Do this: Go through the listing and set it down exactly, leaving out its pictures.

Raw data:
******************************
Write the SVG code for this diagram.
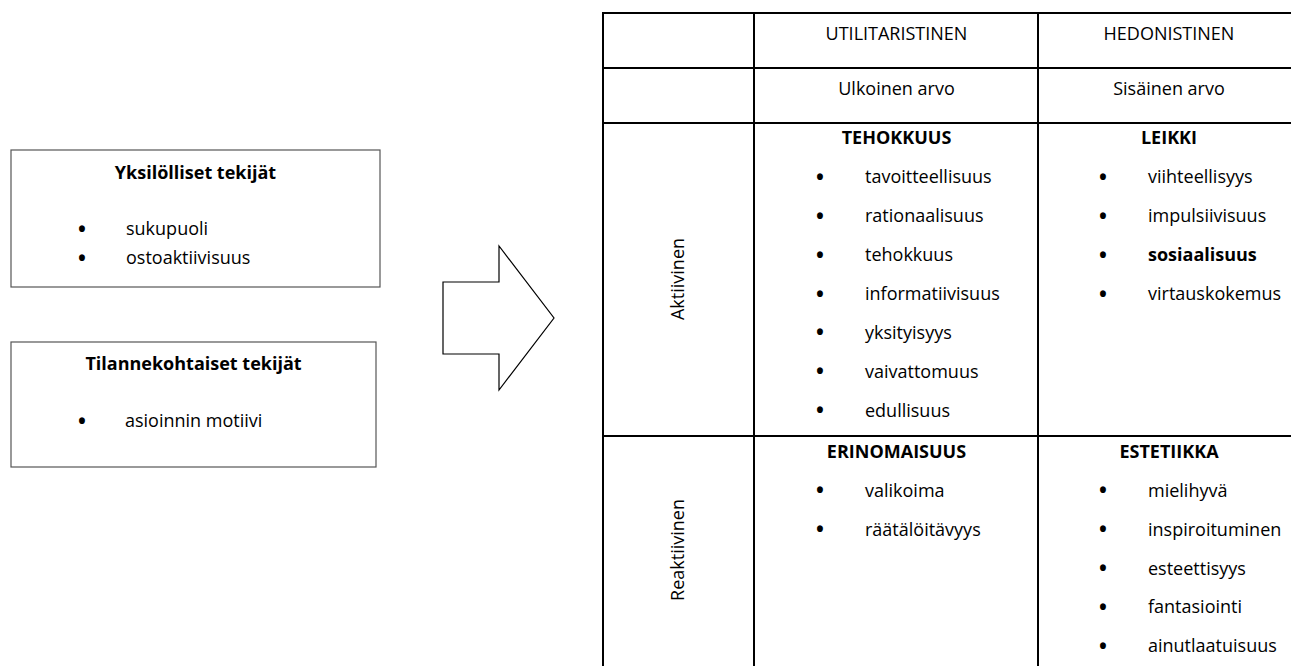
<svg xmlns="http://www.w3.org/2000/svg" width="1291" height="666" viewBox="0 0 1291 666">
<style>
text{font-family:"Open Sans","Liberation Sans",sans-serif;font-size:18px;fill:#000}
.b{font-weight:bold}
.c{text-anchor:middle}
.bl{text-anchor:middle;font-size:21px;font-weight:bold}
.box{fill:#fff;stroke:#555;stroke-width:1.2}
.tbl{fill:none;stroke:#000;stroke-width:2}
.arrow{fill:#fff;stroke:#000;stroke-width:1.2;stroke-linejoin:miter}
</style>
<rect width="1291" height="666" fill="#fff"/>

<g id="box-yksilolliset">
<rect class="box" x="11" y="150" width="369" height="137"/>
<text class="b c" x="195.5" y="179">Yksilölliset tekijät</text>
<text class="bl" x="82" y="235" dy="1.5">•</text><text x="126" y="235">sukupuoli</text>
<text class="bl" x="82" y="264" dy="1.5">•</text><text x="126" y="264">ostoaktiivisuus</text>
</g>

<g id="box-tilannekohtaiset">
<rect class="box" x="11" y="342" width="365" height="125"/>
<text class="b c" x="193.5" y="370">Tilannekohtaiset tekijät</text>
<text class="bl" x="82" y="427" dy="1.5">•</text><text x="125" y="427">asioinnin motiivi</text>
</g>

<g id="connectors">
<polygon class="arrow" points="443,282 499,282 499,246 554,318 499,390 499,354 443,354"/>
</g>

<g id="table">
<rect class="tbl" x="603" y="13" width="697" height="700"/>
<line class="tbl" x1="754" y1="13" x2="754" y2="713"/>
<line class="tbl" x1="1038" y1="13" x2="1038" y2="713"/>
<line class="tbl" x1="603" y1="68" x2="1300" y2="68"/>
<line class="tbl" x1="603" y1="123" x2="1300" y2="123"/>
<line class="tbl" x1="603" y1="436" x2="1300" y2="436"/>
</g>

<g id="header-utilitaristinen">
<text class="c" x="896.5" y="40">UTILITARISTINEN</text>
<text class="c" x="896.5" y="95">Ulkoinen arvo</text>
</g>
<g id="header-hedonistinen">
<text class="c" x="1169" y="40">HEDONISTINEN</text>
<text class="c" x="1169" y="95">Sisäinen arvo</text>
</g>

<g id="row-aktiivinen">
<text class="c" transform="translate(684,279) rotate(-90)">Aktiivinen</text>
</g>
<g id="row-reaktiivinen">
<text class="c" transform="translate(684,550) rotate(-90)">Reaktiivinen</text>
</g>

<g id="cell-tehokkuus">
<text class="b c" x="896.5" y="144">TEHOKKUUS</text>
<text class="bl" x="820" y="183.3" dy="1.5">•</text><text x="865" y="183.3">tavoitteellisuus</text>
<text class="bl" x="820" y="222.2" dy="1.5">•</text><text x="865" y="222.2">rationaalisuus</text>
<text class="bl" x="820" y="261.1" dy="1.5">•</text><text x="865" y="261.1">tehokkuus</text>
<text class="bl" x="820" y="300" dy="1.5">•</text><text x="865" y="300">informatiivisuus</text>
<text class="bl" x="820" y="338.9" dy="1.5">•</text><text x="865" y="338.9">yksityisyys</text>
<text class="bl" x="820" y="377.8" dy="1.5">•</text><text x="865" y="377.8">vaivattomuus</text>
<text class="bl" x="820" y="416.7" dy="1.5">•</text><text x="865" y="416.7">edullisuus</text>
</g>

<g id="cell-leikki">
<text class="b c" x="1169" y="144">LEIKKI</text>
<text class="bl" x="1103" y="183.3" dy="1.5">•</text><text x="1148" y="183.3">viihteellisyys</text>
<text class="bl" x="1103" y="222.2" dy="1.5">•</text><text x="1148" y="222.2">impulsiivisuus</text>
<text class="bl" x="1103" y="261.1" dy="1.5">•</text><text class="b" x="1148" y="261.1">sosiaalisuus</text>
<text class="bl" x="1103" y="300" dy="1.5">•</text><text x="1148" y="300">virtauskokemus</text>
</g>

<g id="cell-erinomaisuus">
<text class="b c" x="896.5" y="458">ERINOMAISUUS</text>
<text class="bl" x="820" y="496.7" dy="1.5">•</text><text x="865" y="496.7">valikoima</text>
<text class="bl" x="820" y="535.6" dy="1.5">•</text><text x="865" y="535.6">räätälöitävyys</text>
</g>

<g id="cell-estetiikka">
<text class="b c" x="1169" y="458">ESTETIIKKA</text>
<text class="bl" x="1103" y="496.7" dy="1.5">•</text><text x="1148" y="496.7">mielihyvä</text>
<text class="bl" x="1103" y="535.6" dy="1.5">•</text><text x="1148" y="535.6">inspiroituminen</text>
<text class="bl" x="1103" y="574.5" dy="1.5">•</text><text x="1148" y="574.5">esteettisyys</text>
<text class="bl" x="1103" y="613.4" dy="1.5">•</text><text x="1148" y="613.4">fantasiointi</text>
<text class="bl" x="1103" y="652.3" dy="1.5">•</text><text x="1148" y="652.3">ainutlaatuisuus</text>
</g>
</svg>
******************************
Answer to the problem:
Write the SVG code for this diagram.
<svg xmlns="http://www.w3.org/2000/svg" width="1291" height="666" viewBox="0 0 1291 666">
<style>
text{font-family:"Open Sans","Liberation Sans",sans-serif;font-size:18px;fill:#000}
.b{font-weight:bold}
.c{text-anchor:middle}
.bl{text-anchor:middle;font-size:21px;font-weight:bold}
.box{fill:#fff;stroke:#555;stroke-width:1.2}
.tbl{fill:none;stroke:#000;stroke-width:2}
.arrow{fill:#fff;stroke:#000;stroke-width:1.2;stroke-linejoin:miter}
</style>
<rect width="1291" height="666" fill="#fff"/>

<g id="box-yksilolliset">
<rect class="box" x="11" y="150" width="369" height="137"/>
<text class="b c" x="195.5" y="179">Yksilölliset tekijät</text>
<text class="bl" x="82" y="235" dy="1.5">•</text><text x="126" y="235">sukupuoli</text>
<text class="bl" x="82" y="264" dy="1.5">•</text><text x="126" y="264">ostoaktiivisuus</text>
</g>

<g id="box-tilannekohtaiset">
<rect class="box" x="11" y="342" width="365" height="125"/>
<text class="b c" x="193.5" y="370">Tilannekohtaiset tekijät</text>
<text class="bl" x="82" y="427" dy="1.5">•</text><text x="125" y="427">asioinnin motiivi</text>
</g>

<g id="connectors">
<polygon class="arrow" points="443,282 499,282 499,246 554,318 499,390 499,354 443,354"/>
</g>

<g id="table">
<rect class="tbl" x="603" y="13" width="697" height="700"/>
<line class="tbl" x1="754" y1="13" x2="754" y2="713"/>
<line class="tbl" x1="1038" y1="13" x2="1038" y2="713"/>
<line class="tbl" x1="603" y1="68" x2="1300" y2="68"/>
<line class="tbl" x1="603" y1="123" x2="1300" y2="123"/>
<line class="tbl" x1="603" y1="436" x2="1300" y2="436"/>
</g>

<g id="header-utilitaristinen">
<text class="c" x="896.5" y="40">UTILITARISTINEN</text>
<text class="c" x="896.5" y="95">Ulkoinen arvo</text>
</g>
<g id="header-hedonistinen">
<text class="c" x="1169" y="40">HEDONISTINEN</text>
<text class="c" x="1169" y="95">Sisäinen arvo</text>
</g>

<g id="row-aktiivinen">
<text class="c" transform="translate(684,279) rotate(-90)">Aktiivinen</text>
</g>
<g id="row-reaktiivinen">
<text class="c" transform="translate(684,550) rotate(-90)">Reaktiivinen</text>
</g>

<g id="cell-tehokkuus">
<text class="b c" x="896.5" y="144">TEHOKKUUS</text>
<text class="bl" x="820" y="183.3" dy="1.5">•</text><text x="865" y="183.3">tavoitteellisuus</text>
<text class="bl" x="820" y="222.2" dy="1.5">•</text><text x="865" y="222.2">rationaalisuus</text>
<text class="bl" x="820" y="261.1" dy="1.5">•</text><text x="865" y="261.1">tehokkuus</text>
<text class="bl" x="820" y="300" dy="1.5">•</text><text x="865" y="300">informatiivisuus</text>
<text class="bl" x="820" y="338.9" dy="1.5">•</text><text x="865" y="338.9">yksityisyys</text>
<text class="bl" x="820" y="377.8" dy="1.5">•</text><text x="865" y="377.8">vaivattomuus</text>
<text class="bl" x="820" y="416.7" dy="1.5">•</text><text x="865" y="416.7">edullisuus</text>
</g>

<g id="cell-leikki">
<text class="b c" x="1169" y="144">LEIKKI</text>
<text class="bl" x="1103" y="183.3" dy="1.5">•</text><text x="1148" y="183.3">viihteellisyys</text>
<text class="bl" x="1103" y="222.2" dy="1.5">•</text><text x="1148" y="222.2">impulsiivisuus</text>
<text class="bl" x="1103" y="261.1" dy="1.5">•</text><text class="b" x="1148" y="261.1">sosiaalisuus</text>
<text class="bl" x="1103" y="300" dy="1.5">•</text><text x="1148" y="300">virtauskokemus</text>
</g>

<g id="cell-erinomaisuus">
<text class="b c" x="896.5" y="458">ERINOMAISUUS</text>
<text class="bl" x="820" y="496.7" dy="1.5">•</text><text x="865" y="496.7">valikoima</text>
<text class="bl" x="820" y="535.6" dy="1.5">•</text><text x="865" y="535.6">räätälöitävyys</text>
</g>

<g id="cell-estetiikka">
<text class="b c" x="1169" y="458">ESTETIIKKA</text>
<text class="bl" x="1103" y="496.7" dy="1.5">•</text><text x="1148" y="496.7">mielihyvä</text>
<text class="bl" x="1103" y="535.6" dy="1.5">•</text><text x="1148" y="535.6">inspiroituminen</text>
<text class="bl" x="1103" y="574.5" dy="1.5">•</text><text x="1148" y="574.5">esteettisyys</text>
<text class="bl" x="1103" y="613.4" dy="1.5">•</text><text x="1148" y="613.4">fantasiointi</text>
<text class="bl" x="1103" y="652.3" dy="1.5">•</text><text x="1148" y="652.3">ainutlaatuisuus</text>
</g>
</svg>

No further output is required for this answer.